Begin

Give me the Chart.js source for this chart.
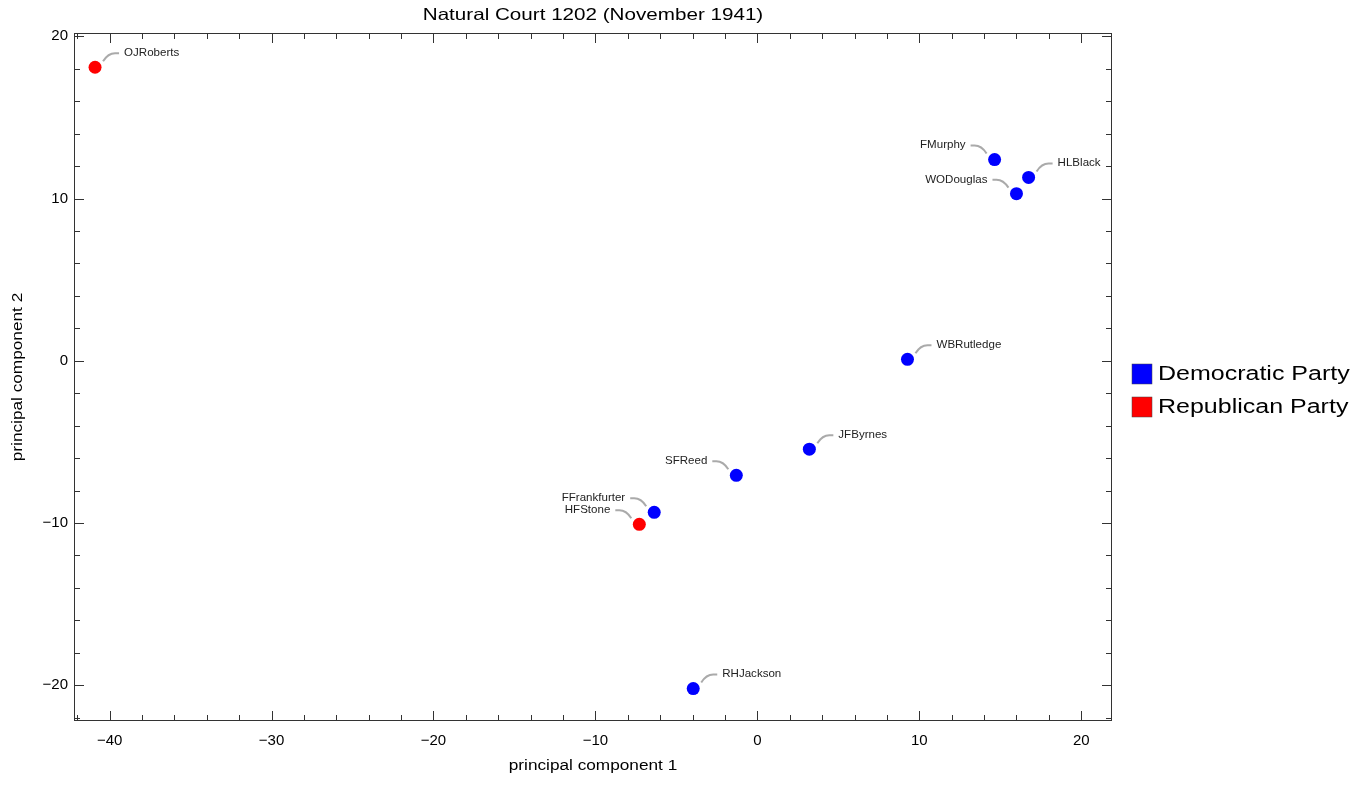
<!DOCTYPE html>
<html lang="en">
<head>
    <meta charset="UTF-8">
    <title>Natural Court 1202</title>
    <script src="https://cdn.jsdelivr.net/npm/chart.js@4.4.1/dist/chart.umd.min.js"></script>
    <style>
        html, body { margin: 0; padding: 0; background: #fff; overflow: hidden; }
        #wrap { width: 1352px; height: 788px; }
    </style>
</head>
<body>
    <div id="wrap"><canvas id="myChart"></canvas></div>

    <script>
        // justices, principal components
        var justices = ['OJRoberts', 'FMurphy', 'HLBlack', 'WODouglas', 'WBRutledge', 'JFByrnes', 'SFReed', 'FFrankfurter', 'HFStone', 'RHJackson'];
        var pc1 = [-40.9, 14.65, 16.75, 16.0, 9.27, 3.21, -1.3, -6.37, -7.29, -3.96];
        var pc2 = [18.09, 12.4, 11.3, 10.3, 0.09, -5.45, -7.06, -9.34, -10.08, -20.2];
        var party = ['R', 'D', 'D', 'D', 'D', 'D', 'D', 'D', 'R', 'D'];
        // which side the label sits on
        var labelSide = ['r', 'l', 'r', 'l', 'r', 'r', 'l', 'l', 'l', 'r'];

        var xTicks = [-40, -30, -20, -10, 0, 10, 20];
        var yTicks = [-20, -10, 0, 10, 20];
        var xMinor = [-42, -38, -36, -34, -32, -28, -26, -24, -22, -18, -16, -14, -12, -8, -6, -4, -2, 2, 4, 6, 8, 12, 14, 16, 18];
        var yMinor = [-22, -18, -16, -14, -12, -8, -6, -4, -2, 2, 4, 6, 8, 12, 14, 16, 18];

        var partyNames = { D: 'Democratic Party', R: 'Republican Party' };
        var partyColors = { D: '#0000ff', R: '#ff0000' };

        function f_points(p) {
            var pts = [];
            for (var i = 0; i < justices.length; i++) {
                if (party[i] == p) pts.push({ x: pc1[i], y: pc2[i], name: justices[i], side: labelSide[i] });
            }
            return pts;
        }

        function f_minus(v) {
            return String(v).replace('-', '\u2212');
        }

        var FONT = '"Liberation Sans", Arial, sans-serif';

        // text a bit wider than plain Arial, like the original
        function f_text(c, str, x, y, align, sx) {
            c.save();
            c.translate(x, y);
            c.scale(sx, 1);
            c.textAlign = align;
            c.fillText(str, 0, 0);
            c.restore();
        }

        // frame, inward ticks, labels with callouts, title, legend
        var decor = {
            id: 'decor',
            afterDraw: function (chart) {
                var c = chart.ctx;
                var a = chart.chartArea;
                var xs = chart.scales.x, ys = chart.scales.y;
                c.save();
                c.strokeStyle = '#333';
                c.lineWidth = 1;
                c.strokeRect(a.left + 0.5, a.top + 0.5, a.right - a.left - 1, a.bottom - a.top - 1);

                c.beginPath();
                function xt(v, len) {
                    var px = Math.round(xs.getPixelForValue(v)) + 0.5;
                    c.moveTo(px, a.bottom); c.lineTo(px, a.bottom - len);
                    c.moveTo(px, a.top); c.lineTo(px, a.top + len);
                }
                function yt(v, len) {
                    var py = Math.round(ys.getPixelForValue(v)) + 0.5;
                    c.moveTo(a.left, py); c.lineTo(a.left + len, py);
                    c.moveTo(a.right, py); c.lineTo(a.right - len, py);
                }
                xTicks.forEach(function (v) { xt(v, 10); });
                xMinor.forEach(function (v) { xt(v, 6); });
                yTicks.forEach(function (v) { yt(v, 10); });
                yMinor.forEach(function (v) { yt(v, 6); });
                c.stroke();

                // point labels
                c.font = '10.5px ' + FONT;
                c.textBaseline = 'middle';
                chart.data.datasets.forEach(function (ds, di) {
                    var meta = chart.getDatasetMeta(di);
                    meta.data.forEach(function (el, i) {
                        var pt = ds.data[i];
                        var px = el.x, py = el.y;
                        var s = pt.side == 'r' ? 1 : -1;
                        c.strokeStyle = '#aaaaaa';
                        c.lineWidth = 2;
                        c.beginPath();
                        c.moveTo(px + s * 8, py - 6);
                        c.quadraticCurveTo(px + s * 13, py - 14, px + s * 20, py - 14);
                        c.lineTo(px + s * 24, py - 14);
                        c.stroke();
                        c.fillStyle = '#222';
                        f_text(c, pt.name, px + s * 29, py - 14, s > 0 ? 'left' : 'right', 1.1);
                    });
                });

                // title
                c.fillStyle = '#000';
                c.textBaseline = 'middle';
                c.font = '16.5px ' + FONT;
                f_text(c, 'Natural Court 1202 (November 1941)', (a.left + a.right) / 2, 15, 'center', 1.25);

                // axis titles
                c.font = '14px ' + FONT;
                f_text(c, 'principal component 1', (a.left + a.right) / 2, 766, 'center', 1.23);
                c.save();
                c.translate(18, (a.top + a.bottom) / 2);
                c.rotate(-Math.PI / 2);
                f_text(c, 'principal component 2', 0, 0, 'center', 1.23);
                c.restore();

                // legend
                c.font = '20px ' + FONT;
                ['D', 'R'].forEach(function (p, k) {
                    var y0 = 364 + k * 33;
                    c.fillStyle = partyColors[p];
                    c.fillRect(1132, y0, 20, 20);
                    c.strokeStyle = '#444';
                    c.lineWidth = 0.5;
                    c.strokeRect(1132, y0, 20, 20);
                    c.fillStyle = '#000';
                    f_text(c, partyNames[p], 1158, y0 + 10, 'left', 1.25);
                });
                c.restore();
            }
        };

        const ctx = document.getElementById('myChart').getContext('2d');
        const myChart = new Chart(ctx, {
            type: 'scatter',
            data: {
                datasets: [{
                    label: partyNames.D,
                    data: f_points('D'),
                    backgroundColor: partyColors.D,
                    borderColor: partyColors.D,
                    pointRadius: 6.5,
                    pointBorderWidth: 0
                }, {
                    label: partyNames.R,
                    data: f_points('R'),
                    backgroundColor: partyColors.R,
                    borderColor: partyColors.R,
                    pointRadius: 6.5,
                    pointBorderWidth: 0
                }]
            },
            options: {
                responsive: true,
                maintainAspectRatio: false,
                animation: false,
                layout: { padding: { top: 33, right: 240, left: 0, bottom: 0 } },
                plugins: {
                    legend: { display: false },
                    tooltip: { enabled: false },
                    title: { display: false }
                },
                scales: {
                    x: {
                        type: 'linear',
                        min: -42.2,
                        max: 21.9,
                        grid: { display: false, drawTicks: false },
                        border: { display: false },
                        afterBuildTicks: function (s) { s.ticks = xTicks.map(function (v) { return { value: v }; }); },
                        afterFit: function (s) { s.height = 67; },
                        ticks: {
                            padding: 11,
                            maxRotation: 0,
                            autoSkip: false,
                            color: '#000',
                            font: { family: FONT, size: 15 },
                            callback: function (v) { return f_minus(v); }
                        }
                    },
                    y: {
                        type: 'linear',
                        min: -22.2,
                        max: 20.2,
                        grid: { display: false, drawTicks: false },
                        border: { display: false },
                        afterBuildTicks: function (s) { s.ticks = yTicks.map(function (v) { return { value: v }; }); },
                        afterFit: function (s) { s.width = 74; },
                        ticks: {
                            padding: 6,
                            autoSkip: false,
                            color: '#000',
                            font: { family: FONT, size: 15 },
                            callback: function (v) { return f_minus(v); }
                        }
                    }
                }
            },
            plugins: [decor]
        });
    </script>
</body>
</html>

End

Requirements - With the pictures left out, transcribe the material exactly.

Task response -
Give me the Chart.js source for this chart.
<!DOCTYPE html>
<html lang="en">
<head>
    <meta charset="UTF-8">
    <title>Natural Court 1202</title>
    <script src="https://cdn.jsdelivr.net/npm/chart.js@4.4.1/dist/chart.umd.min.js"></script>
    <style>
        html, body { margin: 0; padding: 0; background: #fff; overflow: hidden; }
        #wrap { width: 1352px; height: 788px; }
    </style>
</head>
<body>
    <div id="wrap"><canvas id="myChart"></canvas></div>

    <script>
        // justices, principal components
        var justices = ['OJRoberts', 'FMurphy', 'HLBlack', 'WODouglas', 'WBRutledge', 'JFByrnes', 'SFReed', 'FFrankfurter', 'HFStone', 'RHJackson'];
        var pc1 = [-40.9, 14.65, 16.75, 16.0, 9.27, 3.21, -1.3, -6.37, -7.29, -3.96];
        var pc2 = [18.09, 12.4, 11.3, 10.3, 0.09, -5.45, -7.06, -9.34, -10.08, -20.2];
        var party = ['R', 'D', 'D', 'D', 'D', 'D', 'D', 'D', 'R', 'D'];
        // which side the label sits on
        var labelSide = ['r', 'l', 'r', 'l', 'r', 'r', 'l', 'l', 'l', 'r'];

        var xTicks = [-40, -30, -20, -10, 0, 10, 20];
        var yTicks = [-20, -10, 0, 10, 20];
        var xMinor = [-42, -38, -36, -34, -32, -28, -26, -24, -22, -18, -16, -14, -12, -8, -6, -4, -2, 2, 4, 6, 8, 12, 14, 16, 18];
        var yMinor = [-22, -18, -16, -14, -12, -8, -6, -4, -2, 2, 4, 6, 8, 12, 14, 16, 18];

        var partyNames = { D: 'Democratic Party', R: 'Republican Party' };
        var partyColors = { D: '#0000ff', R: '#ff0000' };

        function f_points(p) {
            var pts = [];
            for (var i = 0; i < justices.length; i++) {
                if (party[i] == p) pts.push({ x: pc1[i], y: pc2[i], name: justices[i], side: labelSide[i] });
            }
            return pts;
        }

        function f_minus(v) {
            return String(v).replace('-', '\u2212');
        }

        var FONT = '"Liberation Sans", Arial, sans-serif';

        // text a bit wider than plain Arial, like the original
        function f_text(c, str, x, y, align, sx) {
            c.save();
            c.translate(x, y);
            c.scale(sx, 1);
            c.textAlign = align;
            c.fillText(str, 0, 0);
            c.restore();
        }

        // frame, inward ticks, labels with callouts, title, legend
        var decor = {
            id: 'decor',
            afterDraw: function (chart) {
                var c = chart.ctx;
                var a = chart.chartArea;
                var xs = chart.scales.x, ys = chart.scales.y;
                c.save();
                c.strokeStyle = '#333';
                c.lineWidth = 1;
                c.strokeRect(a.left + 0.5, a.top + 0.5, a.right - a.left - 1, a.bottom - a.top - 1);

                c.beginPath();
                function xt(v, len) {
                    var px = Math.round(xs.getPixelForValue(v)) + 0.5;
                    c.moveTo(px, a.bottom); c.lineTo(px, a.bottom - len);
                    c.moveTo(px, a.top); c.lineTo(px, a.top + len);
                }
                function yt(v, len) {
                    var py = Math.round(ys.getPixelForValue(v)) + 0.5;
                    c.moveTo(a.left, py); c.lineTo(a.left + len, py);
                    c.moveTo(a.right, py); c.lineTo(a.right - len, py);
                }
                xTicks.forEach(function (v) { xt(v, 10); });
                xMinor.forEach(function (v) { xt(v, 6); });
                yTicks.forEach(function (v) { yt(v, 10); });
                yMinor.forEach(function (v) { yt(v, 6); });
                c.stroke();

                // point labels
                c.font = '10.5px ' + FONT;
                c.textBaseline = 'middle';
                chart.data.datasets.forEach(function (ds, di) {
                    var meta = chart.getDatasetMeta(di);
                    meta.data.forEach(function (el, i) {
                        var pt = ds.data[i];
                        var px = el.x, py = el.y;
                        var s = pt.side == 'r' ? 1 : -1;
                        c.strokeStyle = '#aaaaaa';
                        c.lineWidth = 2;
                        c.beginPath();
                        c.moveTo(px + s * 8, py - 6);
                        c.quadraticCurveTo(px + s * 13, py - 14, px + s * 20, py - 14);
                        c.lineTo(px + s * 24, py - 14);
                        c.stroke();
                        c.fillStyle = '#222';
                        f_text(c, pt.name, px + s * 29, py - 14, s > 0 ? 'left' : 'right', 1.1);
                    });
                });

                // title
                c.fillStyle = '#000';
                c.textBaseline = 'middle';
                c.font = '16.5px ' + FONT;
                f_text(c, 'Natural Court 1202 (November 1941)', (a.left + a.right) / 2, 15, 'center', 1.25);

                // axis titles
                c.font = '14px ' + FONT;
                f_text(c, 'principal component 1', (a.left + a.right) / 2, 766, 'center', 1.23);
                c.save();
                c.translate(18, (a.top + a.bottom) / 2);
                c.rotate(-Math.PI / 2);
                f_text(c, 'principal component 2', 0, 0, 'center', 1.23);
                c.restore();

                // legend
                c.font = '20px ' + FONT;
                ['D', 'R'].forEach(function (p, k) {
                    var y0 = 364 + k * 33;
                    c.fillStyle = partyColors[p];
                    c.fillRect(1132, y0, 20, 20);
                    c.strokeStyle = '#444';
                    c.lineWidth = 0.5;
                    c.strokeRect(1132, y0, 20, 20);
                    c.fillStyle = '#000';
                    f_text(c, partyNames[p], 1158, y0 + 10, 'left', 1.25);
                });
                c.restore();
            }
        };

        const ctx = document.getElementById('myChart').getContext('2d');
        const myChart = new Chart(ctx, {
            type: 'scatter',
            data: {
                datasets: [{
                    label: partyNames.D,
                    data: f_points('D'),
                    backgroundColor: partyColors.D,
                    borderColor: partyColors.D,
                    pointRadius: 6.5,
                    pointBorderWidth: 0
                }, {
                    label: partyNames.R,
                    data: f_points('R'),
                    backgroundColor: partyColors.R,
                    borderColor: partyColors.R,
                    pointRadius: 6.5,
                    pointBorderWidth: 0
                }]
            },
            options: {
                responsive: true,
                maintainAspectRatio: false,
                animation: false,
                layout: { padding: { top: 33, right: 240, left: 0, bottom: 0 } },
                plugins: {
                    legend: { display: false },
                    tooltip: { enabled: false },
                    title: { display: false }
                },
                scales: {
                    x: {
                        type: 'linear',
                        min: -42.2,
                        max: 21.9,
                        grid: { display: false, drawTicks: false },
                        border: { display: false },
                        afterBuildTicks: function (s) { s.ticks = xTicks.map(function (v) { return { value: v }; }); },
                        afterFit: function (s) { s.height = 67; },
                        ticks: {
                            padding: 11,
                            maxRotation: 0,
                            autoSkip: false,
                            color: '#000',
                            font: { family: FONT, size: 15 },
                            callback: function (v) { return f_minus(v); }
                        }
                    },
                    y: {
                        type: 'linear',
                        min: -22.2,
                        max: 20.2,
                        grid: { display: false, drawTicks: false },
                        border: { display: false },
                        afterBuildTicks: function (s) { s.ticks = yTicks.map(function (v) { return { value: v }; }); },
                        afterFit: function (s) { s.width = 74; },
                        ticks: {
                            padding: 6,
                            autoSkip: false,
                            color: '#000',
                            font: { family: FONT, size: 15 },
                            callback: function (v) { return f_minus(v); }
                        }
                    }
                }
            },
            plugins: [decor]
        });
    </script>
</body>
</html>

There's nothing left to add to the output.